Sift the listing for lines that hold the string "this" and pull them out.

Dataset section:
%%

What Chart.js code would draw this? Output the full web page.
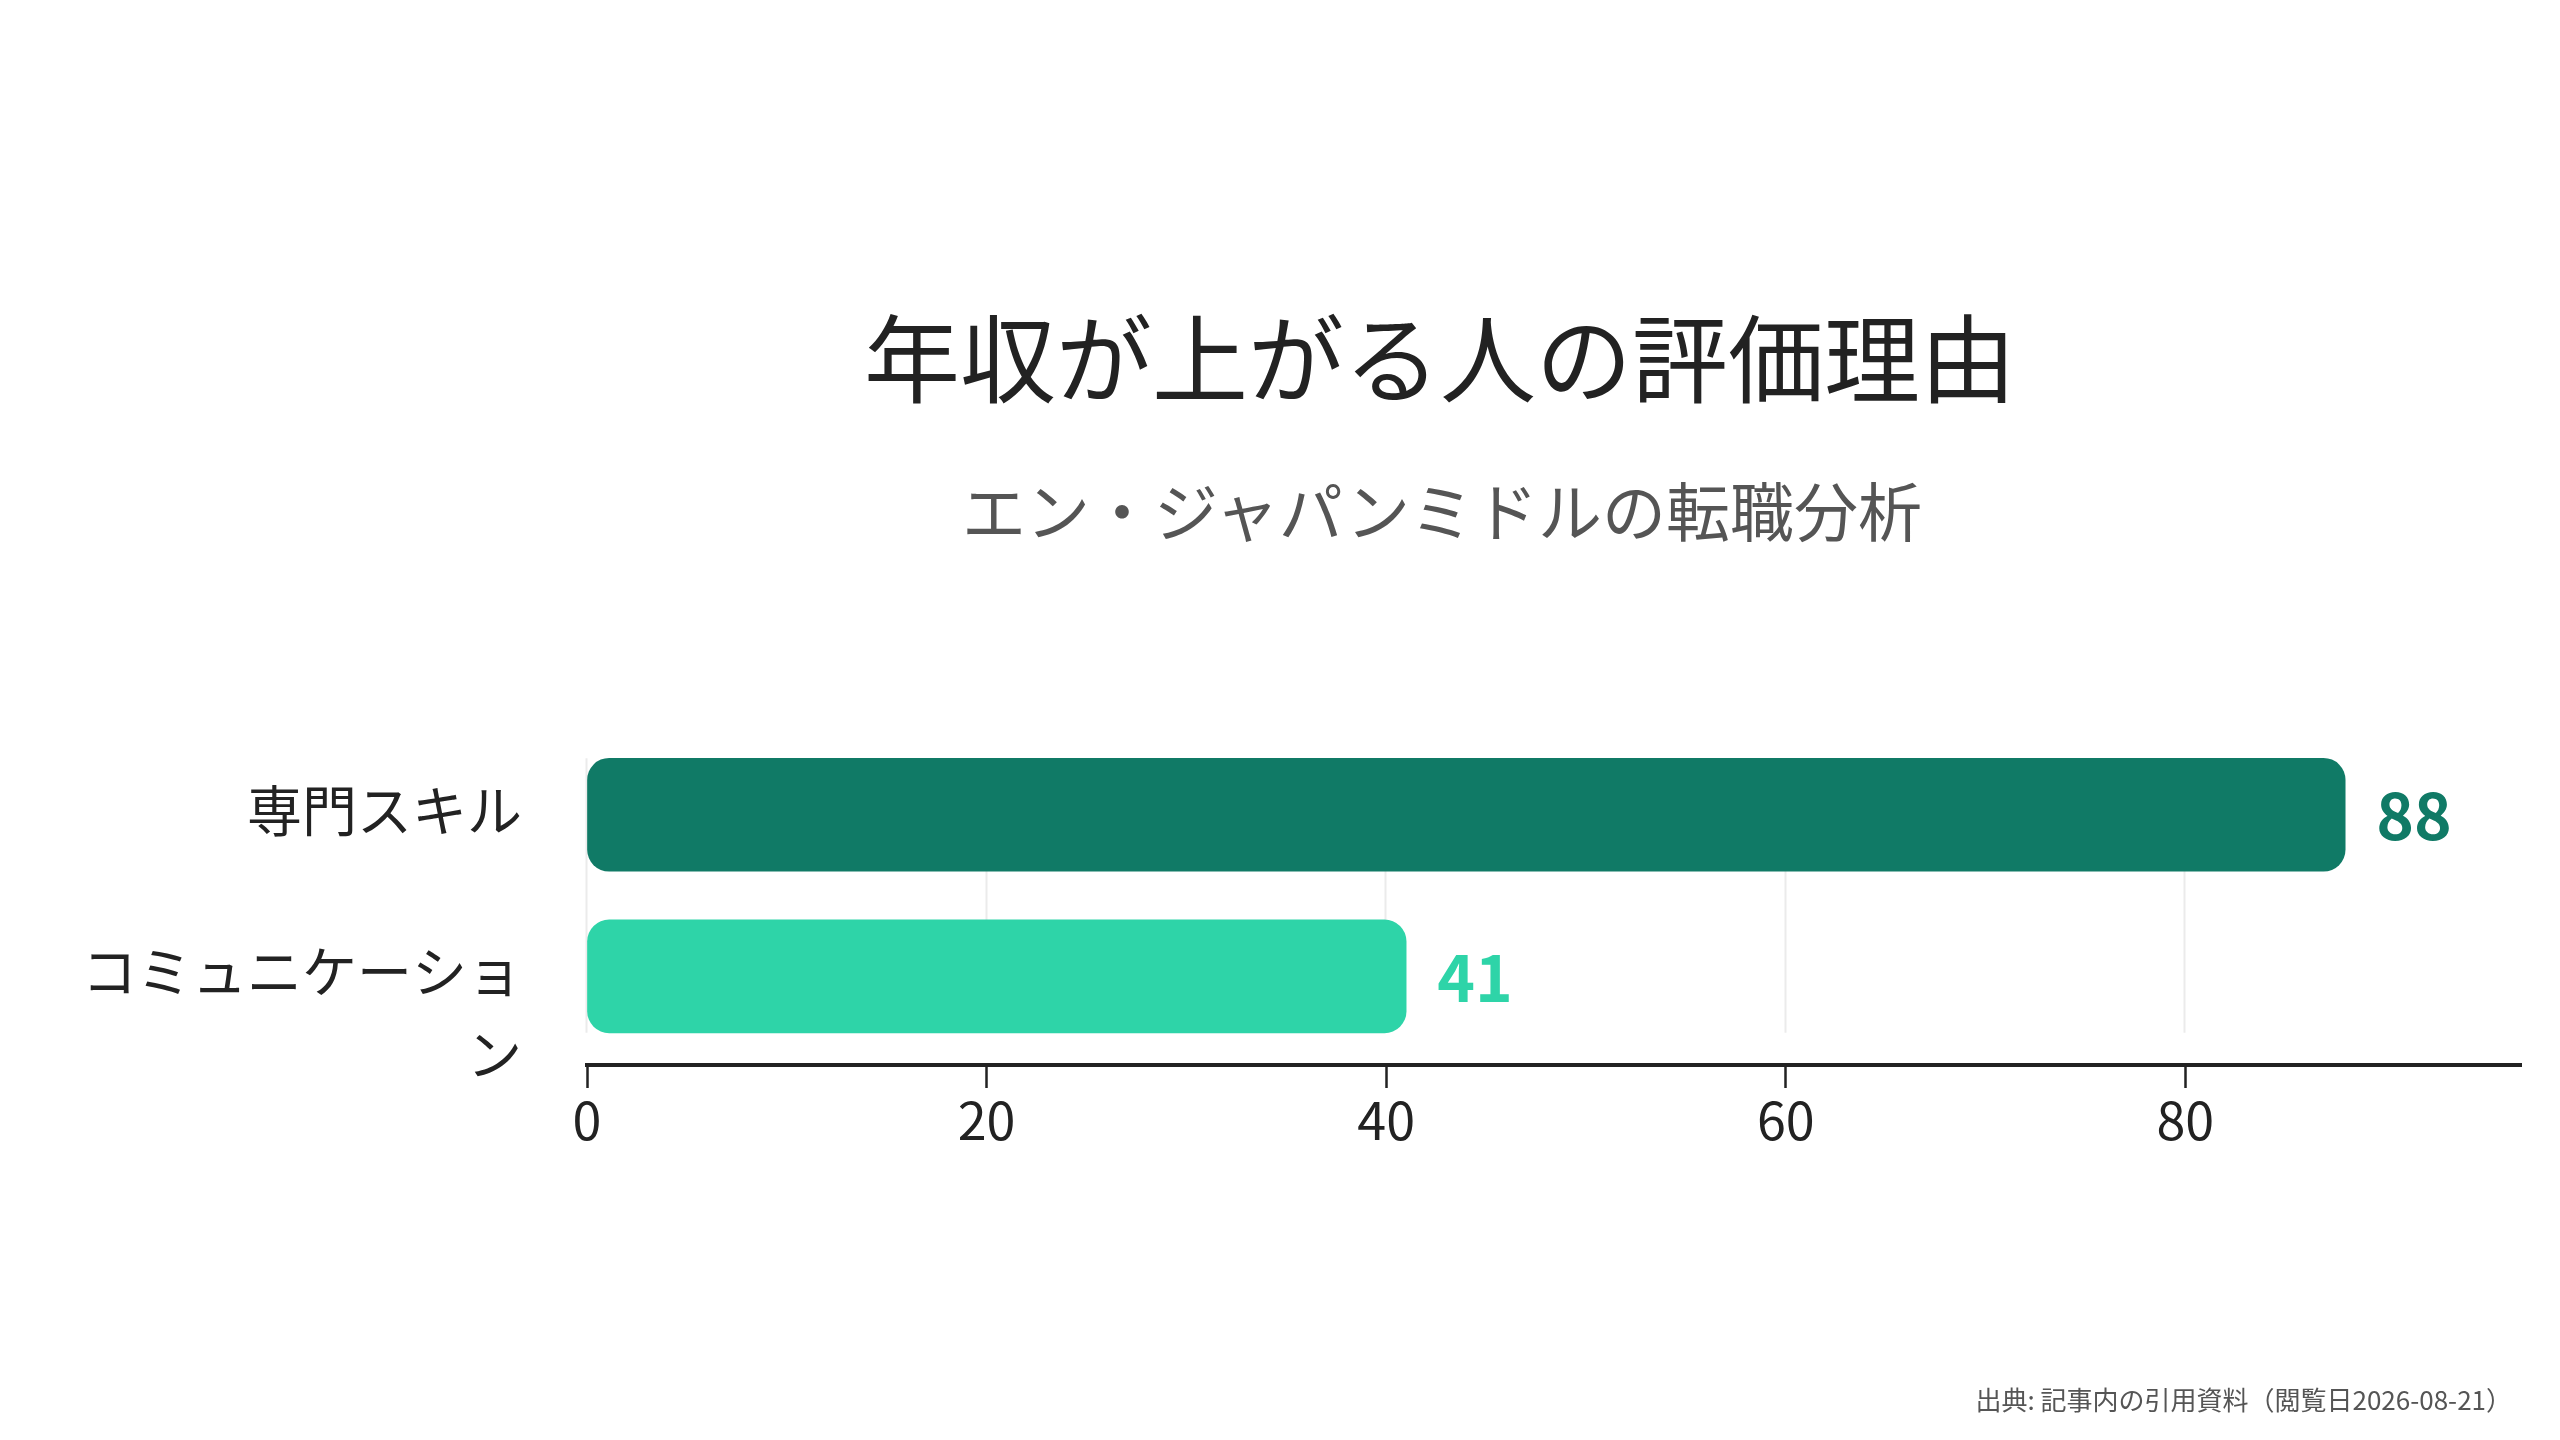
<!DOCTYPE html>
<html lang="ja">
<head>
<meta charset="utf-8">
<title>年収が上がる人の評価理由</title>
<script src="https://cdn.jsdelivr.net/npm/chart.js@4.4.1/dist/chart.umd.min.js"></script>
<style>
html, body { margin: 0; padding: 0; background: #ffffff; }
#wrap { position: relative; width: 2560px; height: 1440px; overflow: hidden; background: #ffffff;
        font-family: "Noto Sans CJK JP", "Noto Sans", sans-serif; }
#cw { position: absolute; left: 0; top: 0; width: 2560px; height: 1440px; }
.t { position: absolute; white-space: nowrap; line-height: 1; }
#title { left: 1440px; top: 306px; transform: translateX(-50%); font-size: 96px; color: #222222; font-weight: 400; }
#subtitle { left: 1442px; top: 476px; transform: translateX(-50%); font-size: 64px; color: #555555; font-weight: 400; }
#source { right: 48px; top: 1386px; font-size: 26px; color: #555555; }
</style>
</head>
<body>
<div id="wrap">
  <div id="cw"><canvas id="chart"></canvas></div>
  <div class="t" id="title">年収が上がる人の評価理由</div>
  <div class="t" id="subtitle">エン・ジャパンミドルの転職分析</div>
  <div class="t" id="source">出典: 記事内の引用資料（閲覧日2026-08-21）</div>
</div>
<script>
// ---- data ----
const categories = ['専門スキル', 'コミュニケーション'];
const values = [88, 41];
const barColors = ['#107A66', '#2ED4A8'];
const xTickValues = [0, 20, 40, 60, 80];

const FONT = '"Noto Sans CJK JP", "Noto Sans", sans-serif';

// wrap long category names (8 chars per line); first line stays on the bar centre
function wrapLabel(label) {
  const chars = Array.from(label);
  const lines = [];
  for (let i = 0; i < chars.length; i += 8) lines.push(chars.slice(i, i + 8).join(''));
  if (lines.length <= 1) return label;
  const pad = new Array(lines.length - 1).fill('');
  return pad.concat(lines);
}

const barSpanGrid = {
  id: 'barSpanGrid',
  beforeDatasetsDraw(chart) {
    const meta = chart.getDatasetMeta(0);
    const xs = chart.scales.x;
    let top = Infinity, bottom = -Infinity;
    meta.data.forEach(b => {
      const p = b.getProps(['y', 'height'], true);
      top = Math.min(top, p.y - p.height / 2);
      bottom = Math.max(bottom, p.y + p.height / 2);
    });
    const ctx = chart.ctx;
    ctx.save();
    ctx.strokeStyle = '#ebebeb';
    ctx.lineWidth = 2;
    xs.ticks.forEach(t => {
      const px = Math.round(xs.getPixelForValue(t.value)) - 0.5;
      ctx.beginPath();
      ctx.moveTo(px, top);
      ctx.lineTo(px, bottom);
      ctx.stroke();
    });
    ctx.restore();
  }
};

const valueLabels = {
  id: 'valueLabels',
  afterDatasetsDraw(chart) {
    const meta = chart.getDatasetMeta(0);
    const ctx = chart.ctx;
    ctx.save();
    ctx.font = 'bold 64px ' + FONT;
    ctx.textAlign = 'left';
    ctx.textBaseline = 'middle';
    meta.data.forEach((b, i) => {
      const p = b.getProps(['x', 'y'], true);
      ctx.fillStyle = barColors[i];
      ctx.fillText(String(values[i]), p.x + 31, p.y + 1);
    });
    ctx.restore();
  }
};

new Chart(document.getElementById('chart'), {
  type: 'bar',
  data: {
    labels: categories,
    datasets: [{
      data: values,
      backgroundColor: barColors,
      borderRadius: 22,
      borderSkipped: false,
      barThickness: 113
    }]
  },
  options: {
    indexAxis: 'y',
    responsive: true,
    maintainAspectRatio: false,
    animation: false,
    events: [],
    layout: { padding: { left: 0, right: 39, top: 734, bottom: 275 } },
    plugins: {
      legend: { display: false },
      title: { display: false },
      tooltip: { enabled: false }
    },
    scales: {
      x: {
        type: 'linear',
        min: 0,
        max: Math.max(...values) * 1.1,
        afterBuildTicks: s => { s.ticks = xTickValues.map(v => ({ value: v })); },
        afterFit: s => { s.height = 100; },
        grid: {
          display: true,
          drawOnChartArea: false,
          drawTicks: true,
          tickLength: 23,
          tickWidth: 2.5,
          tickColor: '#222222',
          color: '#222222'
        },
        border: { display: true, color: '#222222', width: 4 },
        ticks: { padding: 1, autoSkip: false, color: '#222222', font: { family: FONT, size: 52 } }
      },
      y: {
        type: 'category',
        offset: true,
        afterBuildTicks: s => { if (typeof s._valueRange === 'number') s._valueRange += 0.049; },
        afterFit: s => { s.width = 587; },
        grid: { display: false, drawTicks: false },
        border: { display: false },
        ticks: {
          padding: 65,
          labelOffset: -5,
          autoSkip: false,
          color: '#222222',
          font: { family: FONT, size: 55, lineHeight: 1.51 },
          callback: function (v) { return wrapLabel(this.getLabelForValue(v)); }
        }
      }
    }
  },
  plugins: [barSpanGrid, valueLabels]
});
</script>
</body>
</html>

%%

Answer below:
What Chart.js code would draw this? Output the full web page.
          callback: function (v) { return wrapLabel(this.getLabelForValue(v)); }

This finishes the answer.